El tigretón
Me
produce cierta ternura este animal mitad cebra, mitad león. Es como si la
naturaleza hubiese decidido bromear con los genes y le hubiese puesto un pijama
al felino rey de la selva. Nada más desolador que verlo postrado a los pies a
modo de alfombra con la mínima compasión por parte de quien lo divisa y todos
los parabienes para quien lo mandó al taxidermista. Penoso, sin duda. Por eso
cuando me cruzo con alguno aborrezco a Sandokán por no haber encontrado mejor
diversión que despanzurrar al pobre animal que solamente intentaba preservar su
espacio en la jungla. De hecho, aquella vez que en mitad de la pista y a los
sones de la salsa, justo encima del escenario, apareció su silueta albina,
recobré la paz. Estaba situado a modo de esfinge sobre el horizonte de las
miradas en aquello que otrora fuera el cine Triunfo. Y allí se erigía como
dominador de ausencias y dueño de los temores que sus colmillos aventuraban.

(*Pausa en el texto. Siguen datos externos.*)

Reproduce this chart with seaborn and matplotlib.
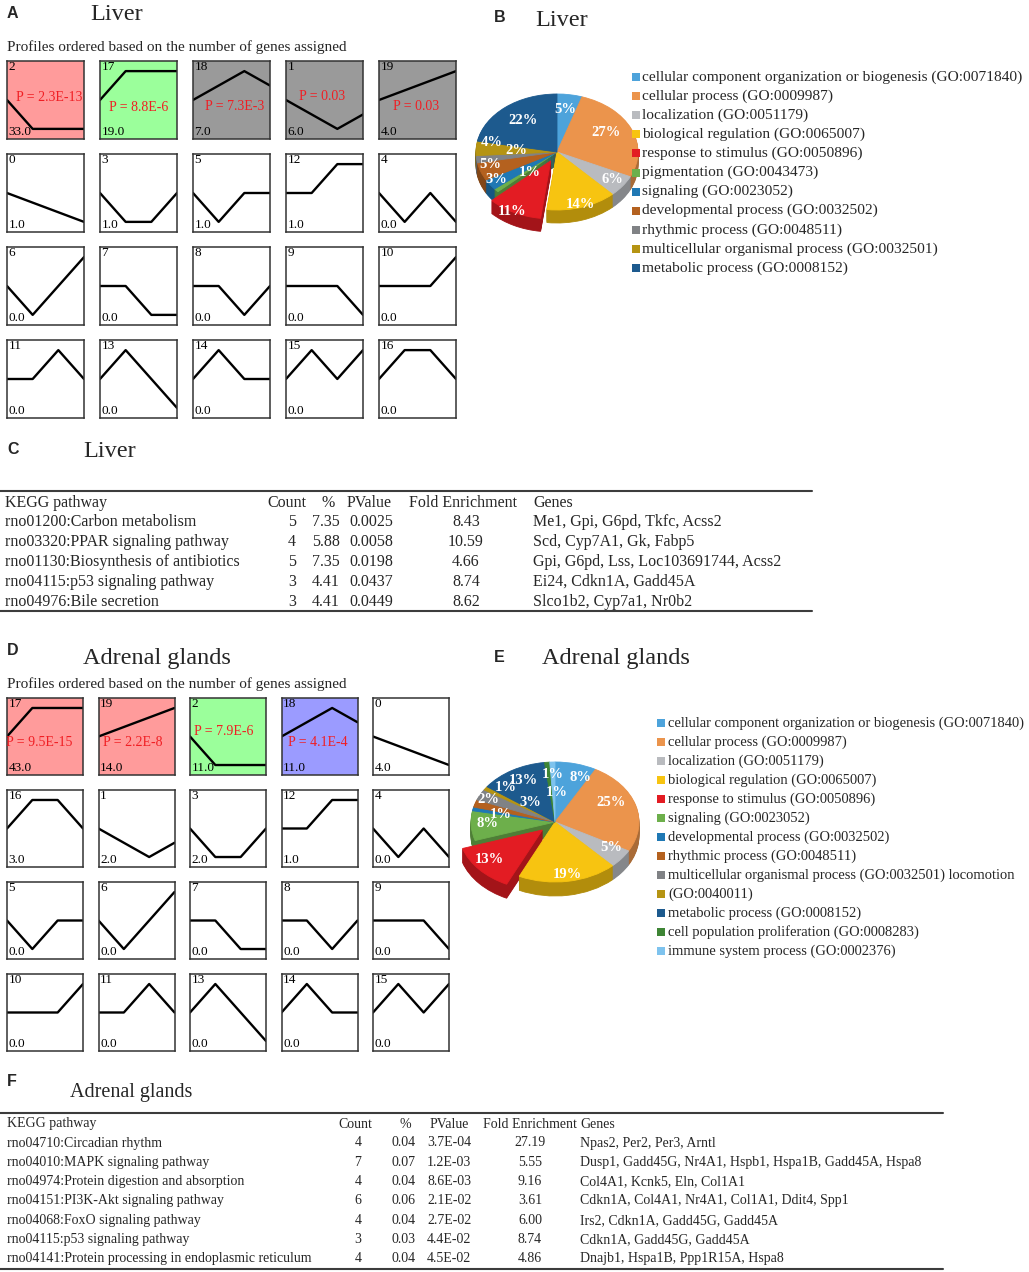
import numpy as np
import pandas as pd
import matplotlib
matplotlib.use("Agg")
import matplotlib.pyplot as plt
import matplotlib.colors as mcolors
from matplotlib.patches import Rectangle
import seaborn as sns

sns.set_theme(style="white")
plt.rcParams['font.family'] = ['Liberation Serif', 'DejaVu Serif']

W, H = 1029, 1272

# ---------------- DATA ----------------
# STEM model profiles (4 time points)
profile_shapes = {
    0: [0, -1, -2, -3], 1: [0, -1, -2, -1], 2: [0, -1, -1, -1], 3: [0, -1, -1, 0],
    4: [0, -1, 0, -1], 5: [0, -1, 0, 0], 6: [0, -1, 0, 1], 7: [0, 0, -1, -1],
    8: [0, 0, -1, 0], 9: [0, 0, 0, -1], 10: [0, 0, 0, 1], 11: [0, 0, 1, 0],
    12: [0, 0, 1, 1], 13: [0, 1, 0, -1], 14: [0, 1, 0, 0], 15: [0, 1, 0, 1],
    16: [0, 1, 1, 0], 17: [0, 1, 1, 1], 18: [0, 1, 2, 1], 19: [0, 1, 2, 3],
}

liver_order = [2, 17, 18, 1, 19, 0, 3, 5, 12, 4, 6, 7, 8, 9, 10, 11, 13, 14, 15, 16]
liver_counts = [33, 19, 7, 6, 4, 1, 1, 1, 1, 0, 0, 0, 0, 0, 0, 0, 0, 0, 0, 0]
liver_pvals = ["2.3E-13", "8.8E-6", "7.3E-3", "0.03", "0.03"]
liver_kinds = ["red", "green", "gray", "gray", "gray"] + ["none"] * 15

adrenal_order = [17, 19, 2, 18, 0, 16, 1, 3, 12, 4, 5, 6, 7, 8, 9, 10, 11, 13, 14, 15]
adrenal_counts = [43, 14, 11, 11, 4, 3, 2, 2, 1, 0, 0, 0, 0, 0, 0, 0, 0, 0, 0, 0]
adrenal_pvals = ["9.5E-15", "2.2E-8", "7.9E-6", "4.1E-4"]
adrenal_kinds = ["red", "red", "green", "blue"] + ["none"] * 16

liver_go_terms = [
    "cellular component organization or biogenesis (GO:0071840)",
    "cellular process (GO:0009987)",
    "localization (GO:0051179)",
    "biological regulation (GO:0065007)",
    "response to stimulus (GO:0050896)",
    "pigmentation (GO:0043473)",
    "signaling (GO:0023052)",
    "developmental process (GO:0032502)",
    "rhythmic process (GO:0048511)",
    "multicellular organismal process (GO:0032501)",
    "metabolic process (GO:0008152)",
]
liver_go_pct = [5, 27, 6, 14, 11, 1, 3, 5, 2, 4, 22]
liver_go_colors = ["#4DA3DB", "#EB944C", "#B9BBBF", "#F7C411", "#E31C23", "#6DAF4B",
                   "#1F78B4", "#B4611F", "#808285", "#B59413", "#1D5A8E"]

adrenal_go_terms = [
    "cellular component organization or biogenesis (GO:0071840)",
    "cellular process (GO:0009987)",
    "localization (GO:0051179)",
    "biological regulation (GO:0065007)",
    "response to stimulus (GO:0050896)",
    "signaling (GO:0023052)",
    "developmental process (GO:0032502)",
    "rhythmic process (GO:0048511)",
    "multicellular organismal process (GO:0032501) locomotion",
    "(GO:0040011)",
    "metabolic process (GO:0008152)",
    "cell population proliferation (GO:0008283)",
    "immune system process (GO:0002376)",
]
adrenal_go_pct = [8, 25, 5, 19, 13, 8, 1, 2, 3, 1, 13, 1, 1]
adrenal_go_colors = ["#4DA3DB", "#EB944C", "#B9BBBF", "#F7C411", "#E31C23", "#6DAF4B",
                     "#1F78B4", "#B4611F", "#808285", "#B59413", "#1D5A8E", "#3E8535",
                     "#7EC3EE"]

table_header = ["KEGG pathway", "Count", "%", "PValue", "Fold Enrichment", "Genes"]

liver_pathways = ["rno01200:Carbon metabolism", "rno03320:PPAR signaling pathway",
                  "rno01130:Biosynthesis of antibiotics", "rno04115:p53 signaling pathway",
                  "rno04976:Bile secretion"]
liver_kegg_count = [5, 4, 5, 3, 3]
liver_kegg_pct = [7.35, 5.88, 7.35, 4.41, 4.41]
liver_kegg_p = [0.0025, 0.0058, 0.0198, 0.0437, 0.0449]
liver_kegg_fold = [8.43, 10.59, 4.66, 8.74, 8.62]
liver_kegg_genes = ["Me1, Gpi, G6pd, Tkfc, Acss2", "Scd, Cyp7A1, Gk, Fabp5",
                    "Gpi, G6pd, Lss, Loc103691744, Acss2", "Ei24, Cdkn1A, Gadd45A",
                    "Slco1b2, Cyp7a1, Nr0b2"]

adrenal_pathways = ["rno04710:Circadian rhythm", "rno04010:MAPK signaling pathway",
                    "rno04974:Protein digestion and absorption",
                    "rno04151:PI3K-Akt signaling pathway", "rno04068:FoxO signaling pathway",
                    "rno04115:p53 signaling pathway",
                    "rno04141:Protein processing in endoplasmic reticulum"]
adrenal_kegg_count = [4, 7, 4, 6, 4, 3, 4]
adrenal_kegg_pct = [0.04, 0.07, 0.04, 0.06, 0.04, 0.03, 0.04]
adrenal_kegg_p = [3.7e-4, 1.2e-3, 8.6e-3, 2.1e-2, 2.7e-2, 4.4e-2, 4.5e-2]
adrenal_kegg_fold = [27.19, 5.55, 9.16, 3.61, 6.00, 8.74, 4.86]
adrenal_kegg_genes = ["Npas2, Per2, Per3, Arntl",
                      "Dusp1, Gadd45G, Nr4A1, Hspb1, Hspa1B, Gadd45A, Hspa8",
                      "Col4A1, Kcnk5, Eln, Col1A1",
                      "Cdkn1A, Col4A1, Nr4A1, Col1A1, Ddit4, Spp1",
                      "Irs2, Cdkn1A, Gadd45G, Gadd45A",
                      "Cdkn1A, Gadd45G, Gadd45A",
                      "Dnajb1, Hspa1B, Ppp1R15A, Hspa8"]

# ---------------- STYLE / LAYOUT ----------------
fill_colors = {"red": "#FF9B9B", "green": "#9BFF9B", "gray": "#9A9A9A",
               "blue": "#9B9BFF", "none": "#FFFFFF"}
p_color = "#F01E23"
SANS_BOLD = dict(family=['Liberation Sans', 'DejaVu Sans'], weight='bold')

# percentage label positions on the pie top face (in radius units)
liver_label_pos = [(0.10, 0.74), (0.60, 0.33), (0.68, -0.47), (0.29, -0.90),
                   (-0.56, -1.03), (-0.33, -0.36), (-0.75, -0.48), (-0.82, -0.21),
                   (-0.50, 0.02), (-0.80, 0.16), (-0.42, 0.55)]
adrenal_label_pos = [(0.30, 0.75), (0.67, 0.32), (0.67, -0.42), (0.15, -0.88),
                     (-0.78, -0.63), (-0.80, -0.02), (-0.64, 0.13), (-0.79, 0.38),
                     (-0.29, 0.32), (-0.58, 0.58), (-0.38, 0.70), (-0.03, 0.80),
                     (0.02, 0.50)]

fig = plt.figure(figsize=(W / 100, H / 100), dpi=100)


def px(x, y, w, h):
    return [x / W, 1 - (y + h) / H, w / W, h / H]


def ftxt(x, y, s, **kw):
    kw.setdefault('va', 'center')
    fig.text(x / W, 1 - y / H, s, **kw)


def draw_profiles(order, counts, pvals, kinds, x0, y0, bw, bh, sx, sy, p_pos):
    for i, pid in enumerate(order):
        r, c = divmod(i, 5)
        ax = fig.add_axes(px(x0 + c * sx, y0 + r * sy, bw, bh))
        shape = np.array(profile_shapes[pid], dtype=float)
        df = pd.DataFrame({"t": np.arange(4), "v": shape / np.abs(shape).max()})
        sns.lineplot(data=df, x="t", y="v", ax=ax, color="black", lw=1.7)
        ax.set_facecolor(fill_colors[kinds[i]])
        ax.set_xlim(0, 3)
        ax.set_ylim(-1.35, 1.35)
        ax.set(xlabel=None, ylabel=None, xticks=[], yticks=[])
        for sp in ax.spines.values():
            sp.set_visible(True)
            sp.set_color("#333333")
            sp.set_linewidth(1.1)
        ax.text(0.02, 0.995, str(pid), transform=ax.transAxes, ha="left", va="top",
                fontsize=9.5, color="black")
        ax.text(0.02, 0.01, f"{counts[i]:.1f}", transform=ax.transAxes, ha="left",
                va="bottom", fontsize=9.5, color="black")
        if i < len(pvals):
            fx, fy = p_pos[i]
            ax.text(fx, 1 - fy, f"P = {pvals[i]}", transform=ax.transAxes, ha="center",
                    va="center", fontsize=10, color=p_color)


def darken(c, f=0.72):
    r, g, b = mcolors.to_rgb(c)
    return (r * f, g * f, b * f)


def draw_pie(cx, cy, rx, ry, thick, vals, colors, explode_idx, expl, label_pos, fs):
    pad = 1.35
    th = thick / ry
    ax = fig.add_axes(px(cx - rx * pad, cy - ry * pad, 2 * rx * pad,
                         (2 * pad + th) * ry))
    explode = [expl if i == explode_idx else 0 for i in range(len(vals))]
    dark = [darken(c) for c in colors]
    n = int(thick)
    for k in range(n, 0, -1):
        wedges, _ = ax.pie(vals, colors=dark, startangle=90, counterclock=False,
                           explode=explode, center=(0, -k * th / n),
                           wedgeprops=dict(linewidth=0.6))
        for wdg in wedges:
            wdg.set_edgecolor(wdg.get_facecolor())
    wedges, _ = ax.pie(vals, colors=colors, startangle=90, counterclock=False,
                       explode=explode, wedgeprops=dict(linewidth=0.6))
    for wdg in wedges:
        wdg.set_edgecolor(wdg.get_facecolor())
    for v, (lx, ly) in zip(vals, label_pos):
        ax.text(lx, ly, f"{v}%", ha="center", va="center", color="white",
                fontweight="bold", fontsize=fs)
    ax.set_xlim(-pad, pad)
    ax.set_ylim(-pad - th, pad)
    ax.set_aspect('auto')
    ax.axis('off')


def draw_legend(terms, colors, sq_x, txt_x, y0, dy, fs, sq=8):
    ax = fig.add_axes([0, 0, 1, 1], zorder=5)
    ax.set_xlim(0, W)
    ax.set_ylim(H, 0)
    ax.axis('off')
    for i, (t, c) in enumerate(zip(terms, colors)):
        y = y0 + i * dy
        ax.add_patch(Rectangle((sq_x, y - sq / 2), sq, sq, facecolor=c, edgecolor='none'))
        ax.text(txt_x, y, t, ha="left", va="center", fontsize=fs)


def draw_table(xl, xr, y_top, y_bot, header_y, row_y0, row_h, colspec, header, rows, fs):
    ax = fig.add_axes(px(0, y_top - 4, W, y_bot - y_top + 8))
    ax.set_xlim(0, W)
    ax.set_ylim(y_bot + 4, y_top - 4)
    ax.axis('off')
    ax.plot([xl, xr], [y_top, y_top], color="#3C3C3C", lw=1.5)
    ax.plot([xl, xr], [y_bot, y_bot], color="#3C3C3C", lw=1.5)
    for j, (hx, hha, vx, vha) in enumerate(colspec):
        ax.text(hx, header_y, header[j], ha=hha, va="center", fontsize=fs)
        for i, row in enumerate(rows):
            ax.text(vx, row_y0 + i * row_h, row[j], ha=vha, va="center", fontsize=fs)


# ---------------- PANEL A ----------------
ftxt(7, 14, "A", fontsize=11.5, **SANS_BOLD)
ftxt(90, 15, "Liver", fontsize=17.5)
ftxt(7, 47, "Profiles ordered based on the number of genes assigned", fontsize=11)
draw_profiles(liver_order, liver_counts, liver_pvals, liver_kinds,
              7, 61, 77, 78, 93, 93,
              [(0.55, 0.47), (0.5, 0.59), (0.54, 0.58), (0.47, 0.46), (0.48, 0.58)])

# ---------------- PANEL B ----------------
ftxt(494, 18, "B", fontsize=11.5, **SANS_BOLD)
ftxt(535, 20, "Liver", fontsize=17.5)
draw_pie(557, 152, 81, 58, 13, liver_go_pct, liver_go_colors, 4, 0.17,
         liver_label_pos, 10.5)
draw_legend(liver_go_terms, liver_go_colors, 632, 642, 77, 19.1, 11.05)

# ---------------- PANEL C ----------------
ftxt(7, 449, "C", fontsize=11.5, **SANS_BOLD)
ftxt(83, 451, "Liver", fontsize=17.5)
liver_rows = [[liver_pathways[i], str(liver_kegg_count[i]), f"{liver_kegg_pct[i]:.2f}",
               f"{liver_kegg_p[i]:.4f}", f"{liver_kegg_fold[i]:.2f}", liver_kegg_genes[i]]
              for i in range(len(liver_pathways))]
draw_table(0, 812, 491, 611, 503, 522, 20,
           [(5, "left", 5, "left"), (287, "center", 292, "center"),
            (328, "center", 340, "right"), (347, "left", 349, "left"),
            (463, "center", 466, "center"), (533, "left", 533, "left")],
           table_header, liver_rows, 11.5)

# ---------------- PANEL D ----------------
ftxt(7, 650, "D", fontsize=11.5, **SANS_BOLD)
ftxt(83, 658, "Adrenal glands", fontsize=17.5)
ftxt(7, 684, "Profiles ordered based on the number of genes assigned", fontsize=11)
draw_profiles(adrenal_order, adrenal_counts, adrenal_pvals, adrenal_kinds,
              7, 698, 76, 77, 91.5, 92,
              [(0.43, 0.58), (0.45, 0.58), (0.44, 0.44), (0.48, 0.58)])

# ---------------- PANEL E ----------------
ftxt(494, 657, "E", fontsize=11.5, **SANS_BOLD)
ftxt(542, 658, "Adrenal glands", fontsize=17.5)
draw_pie(555, 822, 84, 60, 14, adrenal_go_pct, adrenal_go_colors, 4, 0.2,
         adrenal_label_pos, 10.5)
draw_legend(adrenal_go_terms, adrenal_go_colors, 657, 668, 723, 19.0, 10.45)

# ---------------- PANEL F ----------------
ftxt(7, 1082, "F", fontsize=11.5, **SANS_BOLD)
ftxt(70, 1093, "Adrenal glands", fontsize=14.5)
adrenal_rows = [[adrenal_pathways[i], str(adrenal_kegg_count[i]),
                 f"{adrenal_kegg_pct[i]:.2f}", f"{adrenal_kegg_p[i]:.1E}",
                 f"{adrenal_kegg_fold[i]:.2f}", adrenal_kegg_genes[i]]
                for i in range(len(adrenal_pathways))]
draw_table(0, 943, 1113, 1269, 1124, 1143, 19.3,
           [(7, "left", 7, "left"), (355, "center", 358, "center"),
            (405, "center", 416, "right"), (430, "left", 427, "left"),
            (530, "center", 530, "center"), (580, "left", 580, "left")],
           table_header, adrenal_rows, 10)

fig.savefig("out.png", dpi=100, facecolor="white")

Pasó la noche, pasó el tiempo y la fortuna me llevó a reencontrarlo en el “taller”
de reparaciones ciclistas que bordea la vereda diestra del parque fluvial con
dirección a Villamarxant. Seguía esbelto y no tuve el valor suficiente como
para preguntar cómo había acabado allí. No, no era por miedo al tigre; más bien
la reserva ante semejante lugar me hizo ser prudente y continué mi viaje. Hasta
el sábado pasado. Circular por el carril bici en la Avinguda dels Tarongers y
descubrir su perfil recostado sobre el fondo del tanatorio fue todo uno.
Descansaba bajo las sombras de una acacia que daba cobijo al malabarista
poseedor de un atrezo dispuesto a la actuación ante el semáforo en rojo. Creo
que no me reconoció. Pero pude descubrir la cara de asombro de los conductores
que le dieron vida mientras los gritos emocionados de los asientos traseros
aplaudían a rabiar. Nunca se podrían haber imaginado que una de sus mascotas
hubiese cobrado vida a la espera del fin de una actuación que ignoraban.
Aplausos nerviosos y rictus de incredulidad dieron paso a la noticia que fue
corriendo como la pólvora. Alguien, lector avezado de Salgari, sin duda, llamó
a la autoridad y poco tardaron en dar testimonio de semejante captura. Según
cuentan, desolado, el clown vagó por la noche de taberna en taberna calmando su
desdicha y abandono. Había sido privado de su única compañía en pos de un temor
que se demostró irreal. Sueño con volver a
encontrármelo y seguir sus huellas. Nada es más imprevisible que la
propia vida cuando la paranoia se entrecruza con ella. Esta vez, os lo aseguro,
dejaré constancia de su lozanía. Por si acaso ha recobrado la ferocidad
mantendré la distancia, incluso con el malabarista.